Laurent Hénart, comme les autres élus présents, a souligné que la promotion touristique de sa commune est désormais liée au développement du numérique et des réseaux sociaux. Mais qui dit internet, dit ouverture à l’international, et donc investissement sur des sites multi-langues et des services dédiés en interne ou externe aux communes. Pour le maire de Nancy, « le numérique peut être une contrainte mais ça ne doit pas être une menace ». « Plus on communique et plus on a de retours », a souligné Corine Maironi-Gonthier en conseillant aux collectivités de lire et d’analyser les retours qui sont faits sur internet afin de s’améliorer.

De nouvelles mesures pour les communes touristiques et stations classées

De nouvelles mesures ont été votées dans le cadre de la discussion du projet de loi « Engagement et proximité » concernant les communes touristiques et les stations classées. Les principales mesures portent sur l’exercice des compétences. Ainsi, et sauf avis contraire de la commission mixte paritaire prévue le 11 décembre prochain, les communes touristiques érigées en stations classées de tourisme pourront « décider, par délibération et après avis de l’organe délibérant de la communauté de communes (ou d’agglomération), de conserver ou de retrouver l’exercice de la compétence promotion du tourisme, dont la création d’offices de tourisme ». Il en est de même pour les communes touristiques non classées, à la différence que si elles veulent retrouver la compétence « promotion et création d’offices », elles devront obtenir l’accord de l’EPCI par délibérations concordantes. Il est également prévu que le classement en communes touristiques relève dorénavant d’un arrêté de l’autorité administrative compétente et non plus d’un décret. 

En conclusion, Pierre-Alain Roiron rappelle que le tourisme des villes est une manière d’«offrir du bonheur » aux gens. Cela porte nécessairement conséquence sur la dynamique que les offices vont développer : renouveler les animations, mettre en avant les acteurs locaux, etc. « Une des vraies questions que les élus doivent se poser, c’est comment mieux accueillir les touristes.
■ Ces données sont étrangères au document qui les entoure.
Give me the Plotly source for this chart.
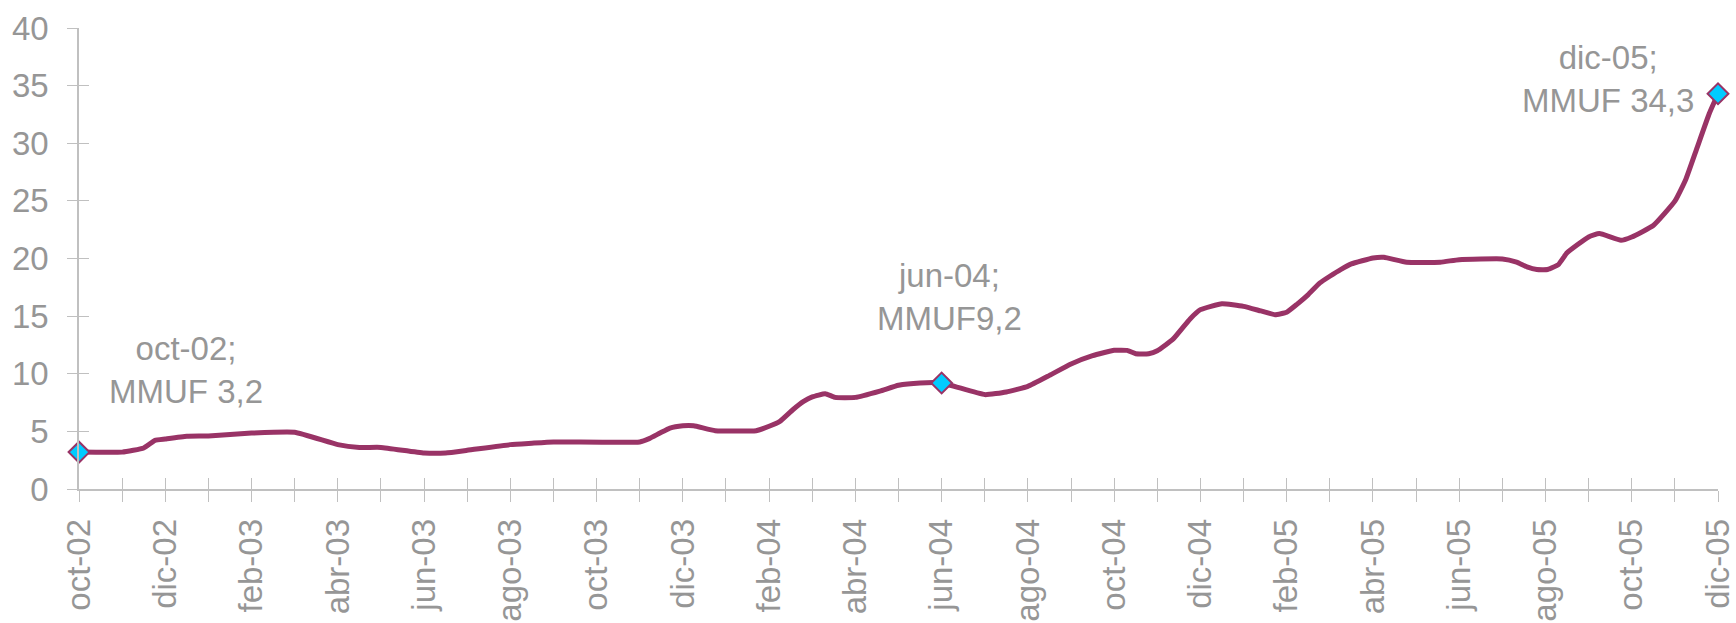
import plotly.graph_objects as go

# Month categories on the x axis (Spanish abbreviations)
months = ["oct-02", "nov-02", "dic-02",
          "ene-03", "feb-03", "mar-03", "abr-03", "may-03", "jun-03",
          "jul-03", "ago-03", "sep-03", "oct-03", "nov-03", "dic-03",
          "ene-04", "feb-04", "mar-04", "abr-04", "may-04", "jun-04",
          "jul-04", "ago-04", "sep-04", "oct-04", "nov-04", "dic-04",
          "ene-05", "feb-05", "mar-05", "abr-05", "may-05", "jun-05",
          "jul-05", "ago-05", "sep-05", "oct-05", "nov-05", "dic-05"]

t_months = [0, 1.0, 1.5, 1.76, 2.0, 2.5, 3.0, 4.0, 5.0, 6.0, 6.5, 7.0, 8.0, 8.5,
            9.0, 10.0, 10.5, 11.0, 13.0, 13.22, 13.47, 13.7, 14.0, 14.25, 14.75,
            15.7, 16.0, 16.25, 16.55, 16.8, 17.0, 17.3, 17.53, 18.0, 18.57, 19.0,
            19.5, 20.0, 21.0, 21.5, 22.0, 22.5, 23.0, 23.5, 24.0, 24.3, 24.5,
            24.8, 25.0, 25.37, 25.76, 26.0, 26.5, 27.0, 27.4, 27.73, 28.0, 28.23,
            28.5, 28.77, 29.0, 29.25, 29.5, 30.0, 30.25, 30.78, 31.56, 32.0,
            33.0, 33.33, 33.57, 33.8, 34.05, 34.3, 34.5, 35.0, 35.25, 35.75,
            36.0, 36.5, 37.0, 37.25, 37.5, 37.8, 38.0]

# MMUF values
mmuf = [3.2, 3.2, 3.56, 4.22, 4.34, 4.57, 4.6, 4.85, 4.92, 3.85, 3.61, 3.61,
        3.13, 3.13, 3.36, 3.85, 3.97, 4.08, 4.08, 4.37, 4.86, 5.29, 5.49, 5.49,
        5.06, 5.06, 5.44, 5.87, 6.88, 7.6, 7.99, 8.27, 7.95, 7.95, 8.5, 9.0,
        9.2, 9.2, 8.19, 8.42, 8.91, 9.86, 10.85, 11.57, 12.03, 12.03, 11.74,
        11.74, 12.0, 13.02, 14.76, 15.56, 16.08, 15.85, 15.45, 15.13, 15.34,
        16.0, 16.87, 17.88, 18.46, 19.04, 19.53, 20.05, 20.11, 19.68, 19.68,
        19.9, 19.96, 19.68, 19.27, 19.04, 19.04, 19.47, 20.49, 21.87, 22.16,
        21.58, 21.87, 22.86, 24.97, 26.83, 29.45, 32.6, 34.3]

# Highlighted points
hl_months = ["oct-02", "jun-04", "dic-05"]
hl_values = [3.2, 9.2, 34.3]
hl_texts = ["oct-02;<br>MMUF 3,2", "jun-04;<br>MMUF9,2", "dic-05;<br>MMUF 34,3"]

y_ticks = [0, 5, 10, 15, 20, 25, 30, 35, 40]

LINE = "#993366"
GRAY_TXT = "#969696"
AXIS = "#C0C0C0"
FONT = "Liberation Sans, Arial, sans-serif"
FS = 33

tick_pos = list(range(len(months)))
tick_txt = [m if i % 2 == 0 else "" for i, m in enumerate(months)]
hl_x = [months.index(m) for m in hl_months]

fig = go.Figure()
fig.add_trace(go.Scatter(
    x=t_months, y=mmuf, mode="lines",
    line=dict(color=LINE, width=5, shape="spline", smoothing=0.4),
    hoverinfo="skip", showlegend=False, cliponaxis=False))
fig.add_trace(go.Scatter(
    x=hl_x, y=hl_values, mode="markers",
    marker=dict(symbol="diamond", size=16, color="#00CCFF",
                line=dict(color=LINE, width=2)),
    showlegend=False, cliponaxis=False))
# invisible trace to attach the overlay axes (inner half of cross tick marks)
fig.add_trace(go.Scatter(x=[0], y=[0], xaxis="x2", yaxis="y2", mode="markers",
                         marker=dict(opacity=0), hoverinfo="skip",
                         showlegend=False))

ann_pos = [(2.48, 10.29), (20.19, 16.65), (35.45, 35.56)]
for (ax_, ay_), txt in zip(ann_pos, hl_texts):
    fig.add_annotation(x=ax_, y=ay_, text=txt, showarrow=False,
                       xanchor="center", yanchor="middle",
                       font=dict(family=FONT, size=FS, color=GRAY_TXT))

fig.update_layout(
    width=1736, height=623,
    margin=dict(l=79, r=18, t=28, b=134, autoexpand=False),
    paper_bgcolor="white", plot_bgcolor="white",
    xaxis=dict(range=[0, len(months) - 1], tickmode="array",
               tickvals=tick_pos, ticktext=tick_txt, tickangle=-90,
               ticks="outside", ticklen=11, tickcolor=AXIS, tickwidth=1,
               showline=True, linecolor=AXIS, linewidth=1.5,
               showgrid=False, zeroline=False,
               tickfont=dict(family=FONT, size=FS, color=GRAY_TXT),
               automargin=False, ticklabelstandoff=4),
    yaxis=dict(range=[0, 40], tickmode="array", tickvals=y_ticks,
               ticks="outside", ticklen=10, tickcolor=AXIS, tickwidth=1,
               showline=True, linecolor=AXIS, linewidth=1.5,
               showgrid=False, zeroline=False,
               tickfont=dict(family=FONT, size=FS, color=GRAY_TXT),
               automargin=False, ticklabelstandoff=12),
    xaxis2=dict(overlaying="x", anchor="y2", side="bottom",
                range=[0, len(months) - 1], tickmode="array",
                tickvals=tick_pos, ticks="inside", ticklen=11,
                tickcolor=AXIS, tickwidth=1, showticklabels=False,
                showline=False, showgrid=False, zeroline=False),
    yaxis2=dict(overlaying="y", anchor="x2", side="left",
                range=[0, 40], tickmode="array", tickvals=y_ticks,
                ticks="inside", ticklen=10, tickcolor=AXIS, tickwidth=1,
                showticklabels=False, showline=False, showgrid=False,
                zeroline=False),
)

fig.write_html("out.html", config={"displayModeBar": False},
               post_script="document.body.style.margin='0';document.body.style.overflow='hidden';")
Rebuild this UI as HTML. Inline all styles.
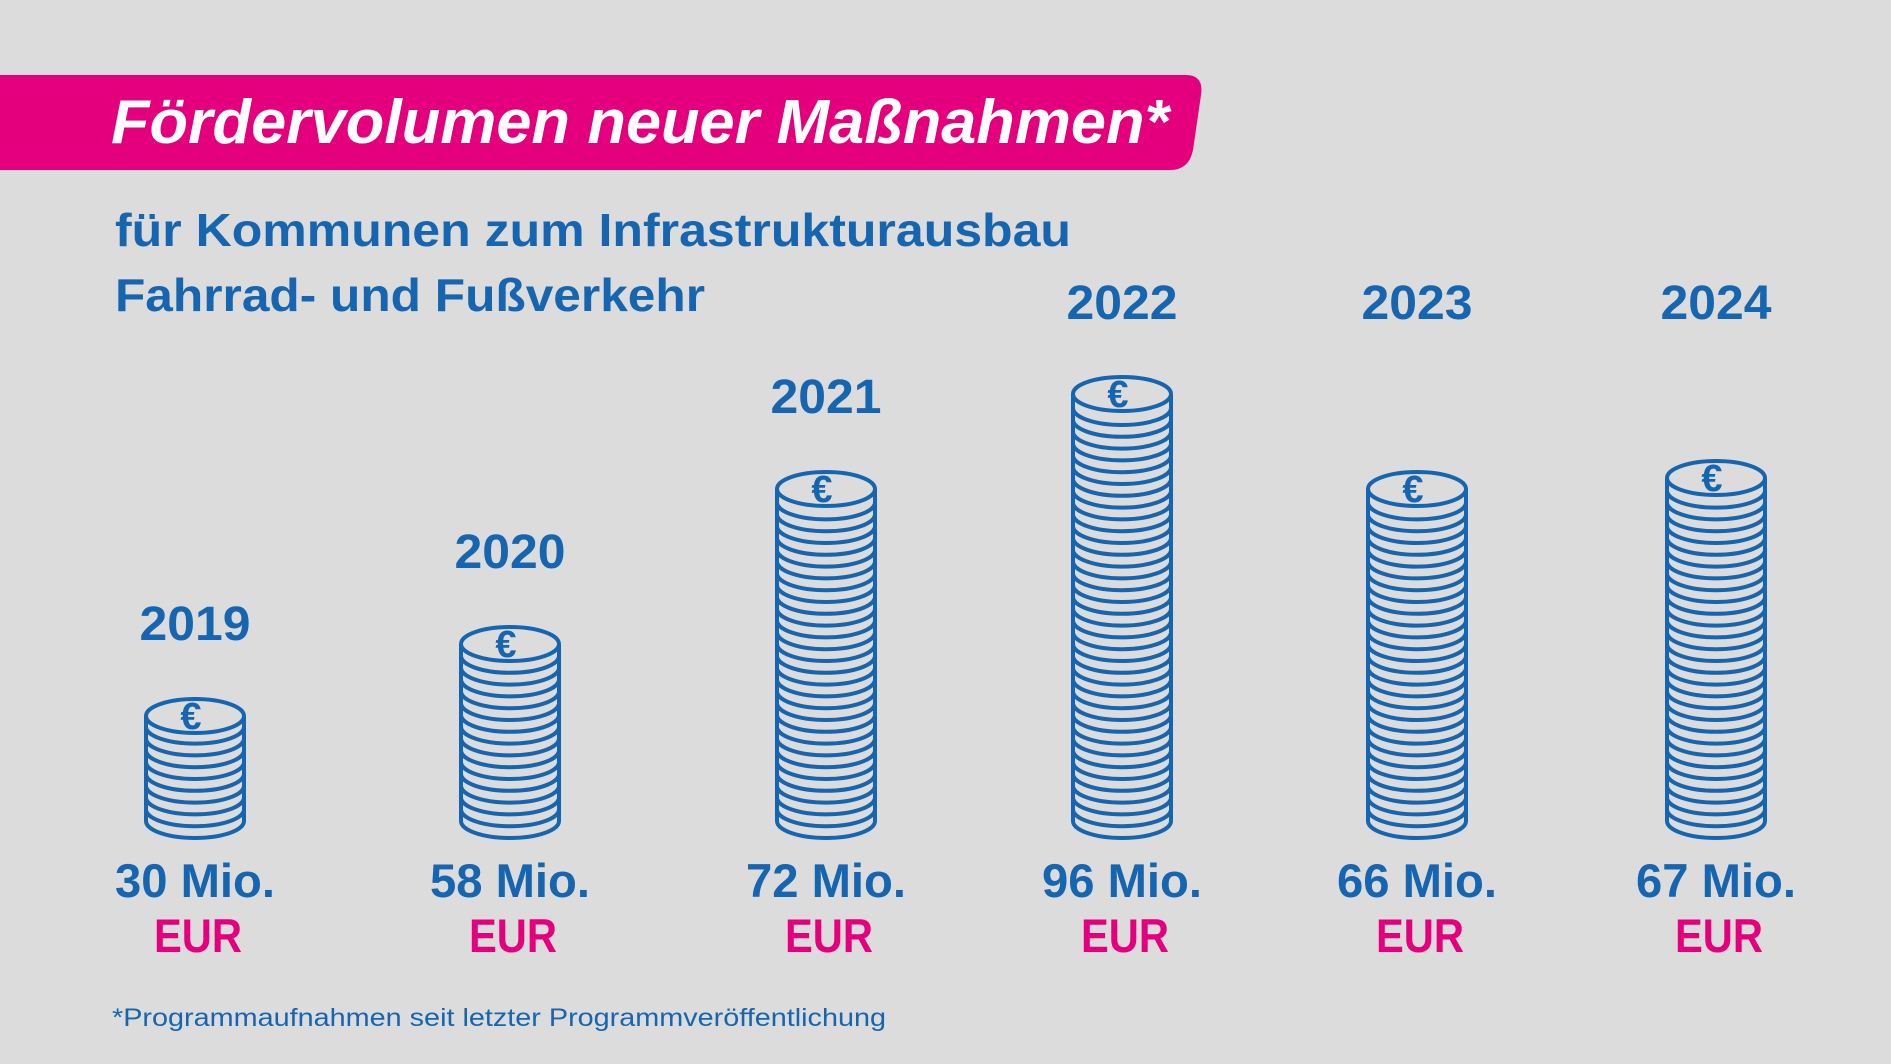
<!DOCTYPE html>
<html><head><meta charset="utf-8"><style>
html,body{margin:0;padding:0;background:#dcdcdc}
svg{display:block}
text{font-family:"Liberation Sans",sans-serif;font-weight:bold}
</style></head><body>
<svg id="s" width="1891" height="1064" viewBox="0 0 1891 1064" xmlns="http://www.w3.org/2000/svg">
<rect x="0" y="0" width="1891" height="1064" fill="#dcdcdc"/>
<path d="M0 75 H1186 Q1204 75 1201 95 L1193 150 Q1189 170 1170 170 H0 Z" fill="#e4007c"/>
<text x="111" y="143" font-size="62" font-style="italic" fill="#fff" textLength="1058" lengthAdjust="spacingAndGlyphs">Fördervolumen neuer Maßnahmen*</text>
<text x="115" y="246" font-size="46" fill="#1665b0" textLength="956" lengthAdjust="spacingAndGlyphs">für Kommunen zum Infrastrukturausbau</text>
<text x="115" y="311" font-size="46" fill="#1665b0" textLength="590" lengthAdjust="spacingAndGlyphs">Fahrrad- und Fußverkehr</text>
<text x="112" y="1026" font-size="25" style="font-weight:normal" fill="#1665b0" textLength="774" lengthAdjust="spacingAndGlyphs">*Programmaufnahmen seit letzter Programmveröffentlichung</text>
<g id="g"></g>
</svg>
<script>
var data=[[195,699,"2019",623,"30 Mio."],[510,627,"2020",551,"58 Mio."],[826,472,"2021",396,"72 Mio."],[1122,377,"2022",302,"96 Mio."],[1417,472,"2023",302,"66 Mio."],[1716,461,"2024",302,"67 Mio."]];
var B="#1665b0",P="#e4007c",h="";
data.forEach(function(d){
 var cx=d[0],top=d[1],rx=49,ry=17,bot=838;
 var cy=top+ry;
 h+='<ellipse cx="'+cx+'" cy="'+cy+'" rx="'+rx+'" ry="'+ry+'" fill="none" stroke="'+B+'" stroke-width="4"/>';
 h+='<line x1="'+(cx-rx)+'" y1="'+cy+'" x2="'+(cx-rx)+'" y2="'+(bot-ry)+'" stroke="'+B+'" stroke-width="4"/>';
 h+='<line x1="'+(cx+rx)+'" y1="'+cy+'" x2="'+(cx+rx)+'" y2="'+(bot-ry)+'" stroke="'+B+'" stroke-width="4"/>';
 for(var y=bot-ry;y>cy+6;y-=11.8){
  h+='<path d="M'+(cx-rx)+' '+y+' A'+rx+' '+ry+' 0 0 0 '+(cx+rx)+' '+y+'" fill="none" stroke="'+B+'" stroke-width="4"/>';
 }
 h+='<text x="'+(cx-4)+'" y="'+(cy+13)+'" font-size="38" text-anchor="middle" fill="'+B+'">€</text>';
 h+='<text x="'+cx+'" y="'+(d[3]+17)+'" font-size="48" text-anchor="middle" fill="'+B+'" textLength="111" lengthAdjust="spacingAndGlyphs">'+d[2]+'</text>';
 h+='<text x="'+cx+'" y="'+897+'" font-size="47" text-anchor="middle" fill="'+B+'" textLength="160" lengthAdjust="spacingAndGlyphs">'+d[4]+'</text>';
 h+='<text x="'+(cx+3)+'" y="'+952+'" font-size="47" text-anchor="middle" fill="'+P+'" textLength="88" lengthAdjust="spacingAndGlyphs">EUR</text>';
});
document.getElementById("g").innerHTML=h;
</script>
</body></html>
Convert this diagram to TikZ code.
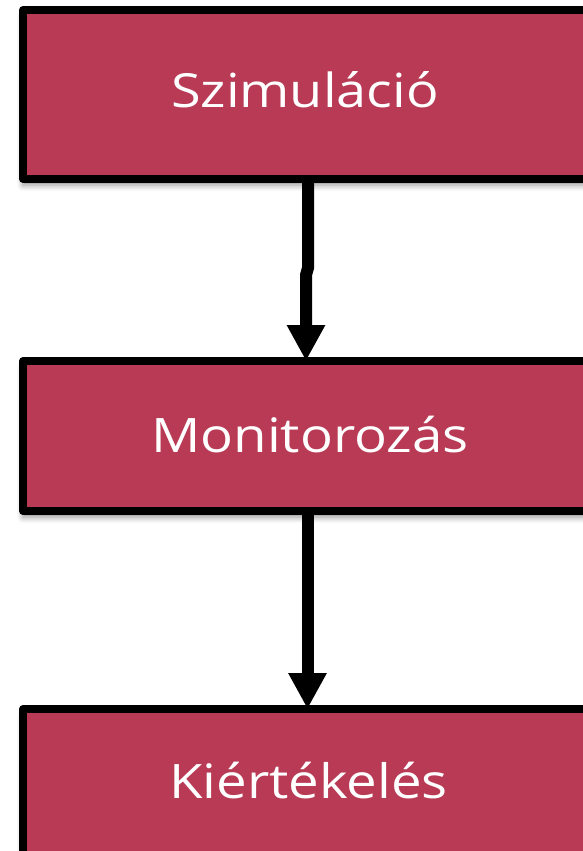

Des progrès ont été faits. Et des marges de progression sont encore possibles quel que soit le territoire ». Laurent Peyrondet a souligné la nécessité de « cultiver l’authenticité française, et d’offrir du bien-être, du confort, du lien social… », et plus globalement de « repenser la politique nationale et locale du tourisme » pour répondre de tous les enjeux évoqués lors de ce Forum.